Exercise requirements: Restate all of the entries exactly, dropping any pictures they hold.

Stored data:
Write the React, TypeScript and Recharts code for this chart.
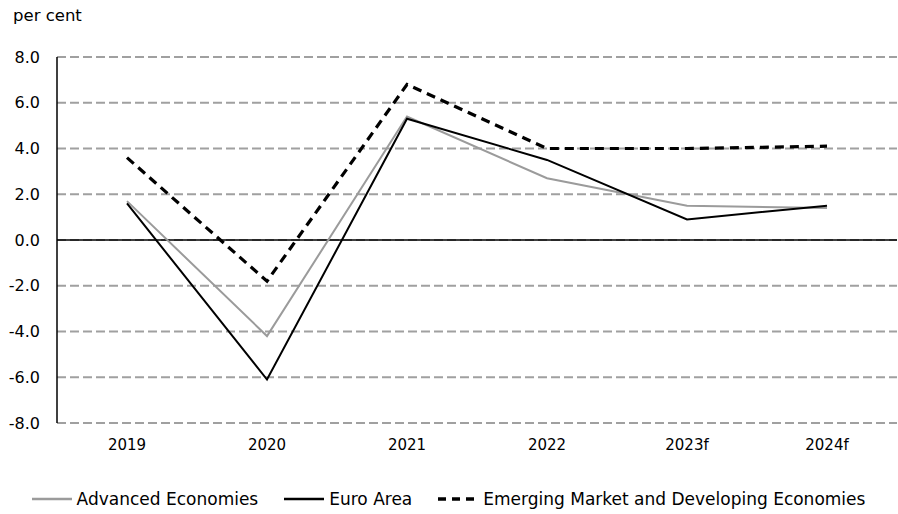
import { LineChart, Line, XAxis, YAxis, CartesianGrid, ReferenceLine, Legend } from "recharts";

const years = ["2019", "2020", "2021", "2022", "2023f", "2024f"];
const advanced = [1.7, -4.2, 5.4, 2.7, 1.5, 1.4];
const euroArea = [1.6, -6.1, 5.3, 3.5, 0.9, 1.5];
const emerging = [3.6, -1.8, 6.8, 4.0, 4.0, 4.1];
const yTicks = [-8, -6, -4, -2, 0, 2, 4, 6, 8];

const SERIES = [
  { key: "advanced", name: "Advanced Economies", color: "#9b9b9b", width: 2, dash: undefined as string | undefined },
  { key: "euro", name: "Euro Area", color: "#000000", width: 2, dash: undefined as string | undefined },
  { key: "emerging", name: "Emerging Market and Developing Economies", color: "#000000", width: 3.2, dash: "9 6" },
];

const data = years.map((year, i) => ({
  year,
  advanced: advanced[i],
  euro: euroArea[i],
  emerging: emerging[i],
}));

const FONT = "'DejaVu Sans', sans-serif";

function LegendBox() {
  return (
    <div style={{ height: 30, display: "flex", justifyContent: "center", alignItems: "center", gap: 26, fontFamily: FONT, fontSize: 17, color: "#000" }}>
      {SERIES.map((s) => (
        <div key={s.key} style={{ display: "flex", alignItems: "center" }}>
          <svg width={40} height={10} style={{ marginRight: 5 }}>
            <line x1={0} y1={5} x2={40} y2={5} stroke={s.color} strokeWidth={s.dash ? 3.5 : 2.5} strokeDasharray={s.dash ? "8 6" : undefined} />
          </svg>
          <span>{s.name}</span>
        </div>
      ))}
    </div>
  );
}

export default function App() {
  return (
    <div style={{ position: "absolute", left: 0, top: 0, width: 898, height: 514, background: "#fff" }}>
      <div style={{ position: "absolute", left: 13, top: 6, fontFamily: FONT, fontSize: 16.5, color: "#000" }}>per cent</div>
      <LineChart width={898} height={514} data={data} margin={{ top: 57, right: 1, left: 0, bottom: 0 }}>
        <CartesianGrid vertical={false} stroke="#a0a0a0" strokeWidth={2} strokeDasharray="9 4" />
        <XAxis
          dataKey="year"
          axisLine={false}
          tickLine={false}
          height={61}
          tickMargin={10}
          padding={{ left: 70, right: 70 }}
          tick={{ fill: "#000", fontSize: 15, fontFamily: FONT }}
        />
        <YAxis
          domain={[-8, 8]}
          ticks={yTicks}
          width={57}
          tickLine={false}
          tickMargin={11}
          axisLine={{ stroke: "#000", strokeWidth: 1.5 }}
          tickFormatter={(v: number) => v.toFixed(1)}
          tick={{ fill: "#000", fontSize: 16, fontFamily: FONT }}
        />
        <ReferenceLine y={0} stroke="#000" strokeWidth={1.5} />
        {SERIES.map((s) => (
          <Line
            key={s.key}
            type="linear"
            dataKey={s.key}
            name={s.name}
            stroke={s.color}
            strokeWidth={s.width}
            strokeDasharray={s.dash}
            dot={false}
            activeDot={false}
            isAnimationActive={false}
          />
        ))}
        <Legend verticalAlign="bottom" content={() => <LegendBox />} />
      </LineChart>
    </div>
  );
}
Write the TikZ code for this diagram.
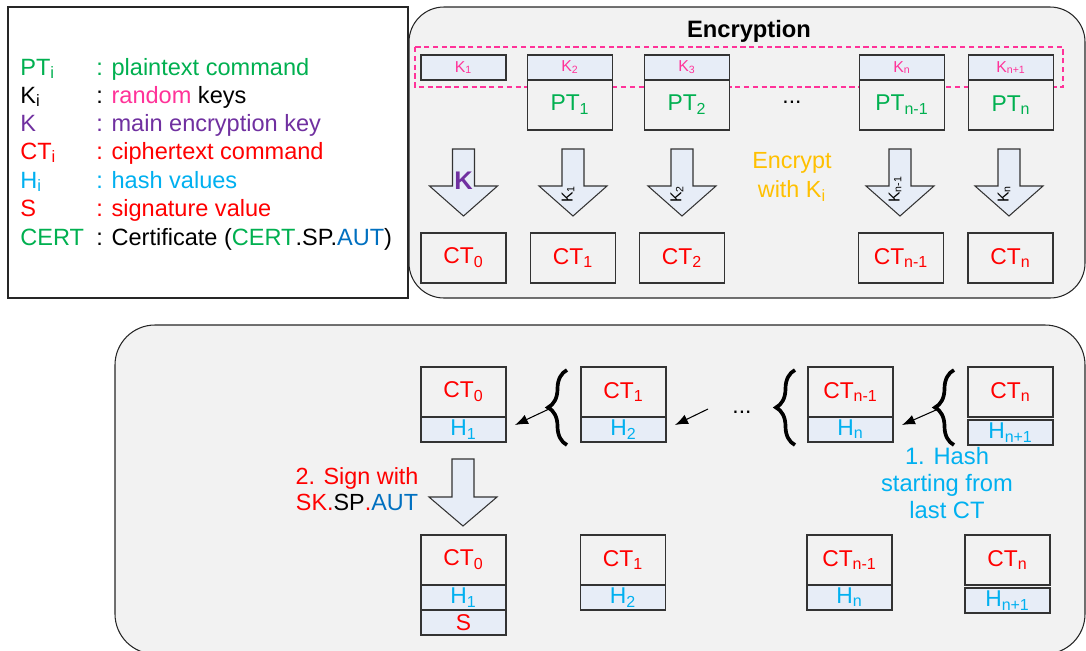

Written response:
Write the React, TypeScript and Recharts code for this chart.
import { LineChart, Line, XAxis, YAxis, CartesianGrid, ReferenceLine, Legend } from "recharts";

const years = ["2019", "2020", "2021", "2022", "2023f", "2024f"];
const advanced = [1.7, -4.2, 5.4, 2.7, 1.5, 1.4];
const euroArea = [1.6, -6.1, 5.3, 3.5, 0.9, 1.5];
const emerging = [3.6, -1.8, 6.8, 4.0, 4.0, 4.1];
const yTicks = [-8, -6, -4, -2, 0, 2, 4, 6, 8];

const SERIES = [
  { key: "advanced", name: "Advanced Economies", color: "#9b9b9b", width: 2, dash: undefined as string | undefined },
  { key: "euro", name: "Euro Area", color: "#000000", width: 2, dash: undefined as string | undefined },
  { key: "emerging", name: "Emerging Market and Developing Economies", color: "#000000", width: 3.2, dash: "9 6" },
];

const data = years.map((year, i) => ({
  year,
  advanced: advanced[i],
  euro: euroArea[i],
  emerging: emerging[i],
}));

const FONT = "'DejaVu Sans', sans-serif";

function LegendBox() {
  return (
    <div style={{ height: 30, display: "flex", justifyContent: "center", alignItems: "center", gap: 26, fontFamily: FONT, fontSize: 17, color: "#000" }}>
      {SERIES.map((s) => (
        <div key={s.key} style={{ display: "flex", alignItems: "center" }}>
          <svg width={40} height={10} style={{ marginRight: 5 }}>
            <line x1={0} y1={5} x2={40} y2={5} stroke={s.color} strokeWidth={s.dash ? 3.5 : 2.5} strokeDasharray={s.dash ? "8 6" : undefined} />
          </svg>
          <span>{s.name}</span>
        </div>
      ))}
    </div>
  );
}

export default function App() {
  return (
    <div style={{ position: "absolute", left: 0, top: 0, width: 898, height: 514, background: "#fff" }}>
      <div style={{ position: "absolute", left: 13, top: 6, fontFamily: FONT, fontSize: 16.5, color: "#000" }}>per cent</div>
      <LineChart width={898} height={514} data={data} margin={{ top: 57, right: 1, left: 0, bottom: 0 }}>
        <CartesianGrid vertical={false} stroke="#a0a0a0" strokeWidth={2} strokeDasharray="9 4" />
        <XAxis
          dataKey="year"
          axisLine={false}
          tickLine={false}
          height={61}
          tickMargin={10}
          padding={{ left: 70, right: 70 }}
          tick={{ fill: "#000", fontSize: 15, fontFamily: FONT }}
        />
        <YAxis
          domain={[-8, 8]}
          ticks={yTicks}
          width={57}
          tickLine={false}
          tickMargin={11}
          axisLine={{ stroke: "#000", strokeWidth: 1.5 }}
          tickFormatter={(v: number) => v.toFixed(1)}
          tick={{ fill: "#000", fontSize: 16, fontFamily: FONT }}
        />
        <ReferenceLine y={0} stroke="#000" strokeWidth={1.5} />
        {SERIES.map((s) => (
          <Line
            key={s.key}
            type="linear"
            dataKey={s.key}
            name={s.name}
            stroke={s.color}
            strokeWidth={s.width}
            strokeDasharray={s.dash}
            dot={false}
            activeDot={false}
            isAnimationActive={false}
          />
        ))}
        <Legend verticalAlign="bottom" content={() => <LegendBox />} />
      </LineChart>
    </div>
  );
}
Write the TikZ code for this diagram.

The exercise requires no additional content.